Collected data:
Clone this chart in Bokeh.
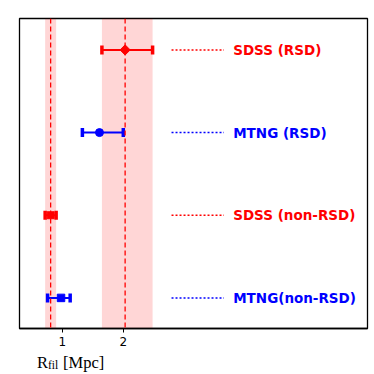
import math
from bokeh.plotting import figure
from bokeh.layouts import column
from bokeh.models import ColumnDataSource, FixedTicker, Span, BoxAnnotation, Label, Range1d
from bokeh.core.properties import value
from bokeh.embed import file_html
from bokeh.resources import INLINE

# ---- data ----
names = ["SDSS (RSD)", "MTNG (RSD)", "SDSS (non-RSD)", "MTNG(non-RSD)"]
ypos = [3, 2, 1, 0]
r_fil = [2.03, 1.61, 0.81, 0.98]
err_lo = [0.38, 0.28, 0.09, 0.22]
err_hi = [0.45, 0.39, 0.09, 0.15]
colors = ["red", "blue", "red", "blue"]
markers = ["square", "circle", "square", "square"]
angles = [math.pi / 4, 0, 0, 0]
msizes = [7.2, 8, 7, 7.5]
xticks = [1, 2]
sdss_idx = [0, 2]

lo = [r - e for r, e in zip(r_fil, err_lo)]
hi = [r + e for r, e in zip(r_fil, err_hi)]

src = ColumnDataSource(dict(name=names, y=ypos, x=r_fil, lo=lo, hi=hi,
                            color=colors, marker=markers, angle=angles, size=msizes,
                            lx0=[2.79] * 4, lx1=[3.65] * 4, tx=[3.80] * 4))

p = figure(width=374, height=350, output_backend="svg", toolbar_location=None,
           x_range=Range1d(0.3, 6.0), y_range=Range1d(-0.37, 3.38),
           min_border_left=19, min_border_right=7, min_border_top=18, min_border_bottom=22)
p.yaxis.visible = False
p.xgrid.visible = False
p.ygrid.visible = False
p.background_fill_color = "white"
p.border_fill_color = "white"
p.outline_line_color = "black"
p.outline_line_width = 1.3
p.outline_line_alpha = 1

xa = p.xaxis[0]
xa.ticker = FixedTicker(ticks=xticks)
xa.axis_line_color = "black"
xa.axis_line_width = 1.3
xa.major_tick_out = 4
xa.major_tick_in = 0
xa.major_tick_line_width = 1
xa.minor_tick_line_color = None
xa.major_label_text_font = "DejaVu Sans"
xa.major_label_text_font_size = "12px"
xa.major_label_text_color = "black"
xa.major_label_standoff = 4

# bands and vertical lines for SDSS
for i in sdss_idx:
    p.add_layout(BoxAnnotation(left=lo[i], right=hi[i], fill_color="red",
                               fill_alpha=0.16, line_alpha=0, level="underlay"))
    p.add_layout(Span(location=r_fil[i], dimension="height", line_color="red",
                      line_width=1.3, line_dash="5 3"))

# error bars
p.segment(x0="lo", x1="hi", y0="y", y1="y", line_color="color", line_width=2, source=src)
p.rect(x="lo", y="y", width=3.5, height=9, width_units="screen", height_units="screen",
       fill_color="color", line_color=None, source=src)
p.rect(x="hi", y="y", width=3.5, height=9, width_units="screen", height_units="screen",
       fill_color="color", line_color=None, source=src)
p.scatter(x="x", y="y", marker="marker", angle="angle", size="size",
          fill_color="color", line_color="color", source=src)

# legend-like dotted lines and labels
p.segment(x0="lx0", x1="lx1", y0="y", y1="y", line_color="color", line_width=1.5,
          line_dash="2 2", source=src)
p.text(x="tx", y="y", text="name", text_color="color", text_font=value("DejaVu Sans"),
       text_font_style="bold", text_font_size="13.5px", text_baseline="middle",
       text_align="left", source=src)

# axis title strip: R_fil [Mpc]
p2 = figure(width=374, height=24, output_backend="svg", toolbar_location=None,
            x_range=p.x_range, y_range=Range1d(0, 1),
            min_border_left=19, min_border_right=7, min_border_top=0, min_border_bottom=0)
p2.xaxis.visible = False
p2.yaxis.visible = False
p2.xgrid.visible = False
p2.ygrid.visible = False
p2.outline_line_color = None
p2.background_fill_color = "white"
p2.border_fill_color = "white"
p2.add_layout(Label(x=17.5, y=12.3, x_units="screen", y_units="screen", text="R",
                    text_font="Liberation Serif", text_font_size="16.5px",
                    text_baseline="alphabetic", text_color="black"))
p2.add_layout(Label(x=28.5, y=9.8, x_units="screen", y_units="screen", text="fil",
                    text_font="Liberation Serif", text_font_size="11.5px",
                    text_baseline="alphabetic", text_color="black"))
p2.add_layout(Label(x=43.5, y=12.3, x_units="screen", y_units="screen", text="[Mpc]",
                    text_font="Liberation Serif", text_font_size="16.5px",
                    text_baseline="alphabetic", text_color="black"))

layout = column(p, p2, spacing=0)
open("out.html", "w").write(file_html(layout, INLINE))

Stated exercise: Pictures are excluded: retype only the lines from the beginning of the listing above through the line with "lx0=[2.79] * 4, lx1=[3.65]", both included.

Solved problem:
Clone this chart in Bokeh.
import math
from bokeh.plotting import figure
from bokeh.layouts import column
from bokeh.models import ColumnDataSource, FixedTicker, Span, BoxAnnotation, Label, Range1d
from bokeh.core.properties import value
from bokeh.embed import file_html
from bokeh.resources import INLINE

# ---- data ----
names = ["SDSS (RSD)", "MTNG (RSD)", "SDSS (non-RSD)", "MTNG(non-RSD)"]
ypos = [3, 2, 1, 0]
r_fil = [2.03, 1.61, 0.81, 0.98]
err_lo = [0.38, 0.28, 0.09, 0.22]
err_hi = [0.45, 0.39, 0.09, 0.15]
colors = ["red", "blue", "red", "blue"]
markers = ["square", "circle", "square", "square"]
angles = [math.pi / 4, 0, 0, 0]
msizes = [7.2, 8, 7, 7.5]
xticks = [1, 2]
sdss_idx = [0, 2]

lo = [r - e for r, e in zip(r_fil, err_lo)]
hi = [r + e for r, e in zip(r_fil, err_hi)]

src = ColumnDataSource(dict(name=names, y=ypos, x=r_fil, lo=lo, hi=hi,
                            color=colors, marker=markers, angle=angles, size=msizes,
                            lx0=[2.79] * 4, lx1=[3.65] * 4, tx=[3.80] * 4))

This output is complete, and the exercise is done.